* [JOB] Set the listing down again exactly, please, apart from its pictures.

* [DATA PROVIDED]
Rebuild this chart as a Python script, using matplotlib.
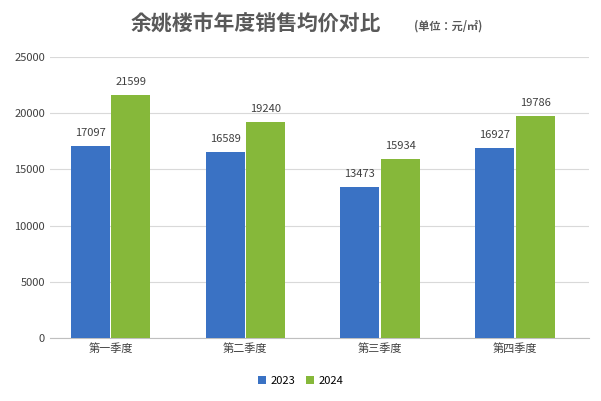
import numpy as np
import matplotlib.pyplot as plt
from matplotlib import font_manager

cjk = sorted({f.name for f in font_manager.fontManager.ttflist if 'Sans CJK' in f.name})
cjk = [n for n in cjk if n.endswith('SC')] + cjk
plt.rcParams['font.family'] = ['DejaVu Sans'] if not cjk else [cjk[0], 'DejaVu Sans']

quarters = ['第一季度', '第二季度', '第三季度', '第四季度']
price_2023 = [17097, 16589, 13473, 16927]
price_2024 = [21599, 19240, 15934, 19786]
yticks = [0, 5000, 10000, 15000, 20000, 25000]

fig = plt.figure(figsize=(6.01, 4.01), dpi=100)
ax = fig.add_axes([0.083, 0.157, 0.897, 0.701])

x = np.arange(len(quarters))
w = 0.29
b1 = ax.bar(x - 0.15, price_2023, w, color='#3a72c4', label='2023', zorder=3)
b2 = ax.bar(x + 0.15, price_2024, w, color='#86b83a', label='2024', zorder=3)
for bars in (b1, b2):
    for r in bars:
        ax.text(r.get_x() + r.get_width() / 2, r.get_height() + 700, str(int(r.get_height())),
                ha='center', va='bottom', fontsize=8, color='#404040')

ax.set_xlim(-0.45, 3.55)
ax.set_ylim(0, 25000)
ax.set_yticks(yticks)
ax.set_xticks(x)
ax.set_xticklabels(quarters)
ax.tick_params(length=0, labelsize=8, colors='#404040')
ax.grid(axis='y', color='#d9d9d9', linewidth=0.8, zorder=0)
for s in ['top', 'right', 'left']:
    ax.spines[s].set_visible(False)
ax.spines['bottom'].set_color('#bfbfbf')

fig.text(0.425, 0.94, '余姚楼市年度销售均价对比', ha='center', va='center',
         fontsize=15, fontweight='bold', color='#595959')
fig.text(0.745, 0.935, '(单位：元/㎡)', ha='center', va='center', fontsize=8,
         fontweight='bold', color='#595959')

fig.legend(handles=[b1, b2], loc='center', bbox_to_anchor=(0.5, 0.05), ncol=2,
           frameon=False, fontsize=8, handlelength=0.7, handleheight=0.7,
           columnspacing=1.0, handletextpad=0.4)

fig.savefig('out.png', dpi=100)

* [RESPONSE TO THE TASK]
Rebuild this chart as a Python script, using matplotlib.
import numpy as np
import matplotlib.pyplot as plt
from matplotlib import font_manager

cjk = sorted({f.name for f in font_manager.fontManager.ttflist if 'Sans CJK' in f.name})
cjk = [n for n in cjk if n.endswith('SC')] + cjk
plt.rcParams['font.family'] = ['DejaVu Sans'] if not cjk else [cjk[0], 'DejaVu Sans']

quarters = ['第一季度', '第二季度', '第三季度', '第四季度']
price_2023 = [17097, 16589, 13473, 16927]
price_2024 = [21599, 19240, 15934, 19786]
yticks = [0, 5000, 10000, 15000, 20000, 25000]

fig = plt.figure(figsize=(6.01, 4.01), dpi=100)
ax = fig.add_axes([0.083, 0.157, 0.897, 0.701])

x = np.arange(len(quarters))
w = 0.29
b1 = ax.bar(x - 0.15, price_2023, w, color='#3a72c4', label='2023', zorder=3)
b2 = ax.bar(x + 0.15, price_2024, w, color='#86b83a', label='2024', zorder=3)
for bars in (b1, b2):
    for r in bars:
        ax.text(r.get_x() + r.get_width() / 2, r.get_height() + 700, str(int(r.get_height())),
                ha='center', va='bottom', fontsize=8, color='#404040')

ax.set_xlim(-0.45, 3.55)
ax.set_ylim(0, 25000)
ax.set_yticks(yticks)
ax.set_xticks(x)
ax.set_xticklabels(quarters)
ax.tick_params(length=0, labelsize=8, colors='#404040')
ax.grid(axis='y', color='#d9d9d9', linewidth=0.8, zorder=0)
for s in ['top', 'right', 'left']:
    ax.spines[s].set_visible(False)
ax.spines['bottom'].set_color('#bfbfbf')

fig.text(0.425, 0.94, '余姚楼市年度销售均价对比', ha='center', va='center',
         fontsize=15, fontweight='bold', color='#595959')
fig.text(0.745, 0.935, '(单位：元/㎡)', ha='center', va='center', fontsize=8,
         fontweight='bold', color='#595959')

fig.legend(handles=[b1, b2], loc='center', bbox_to_anchor=(0.5, 0.05), ncol=2,
           frameon=False, fontsize=8, handlelength=0.7, handleheight=0.7,
           columnspacing=1.0, handletextpad=0.4)

fig.savefig('out.png', dpi=100)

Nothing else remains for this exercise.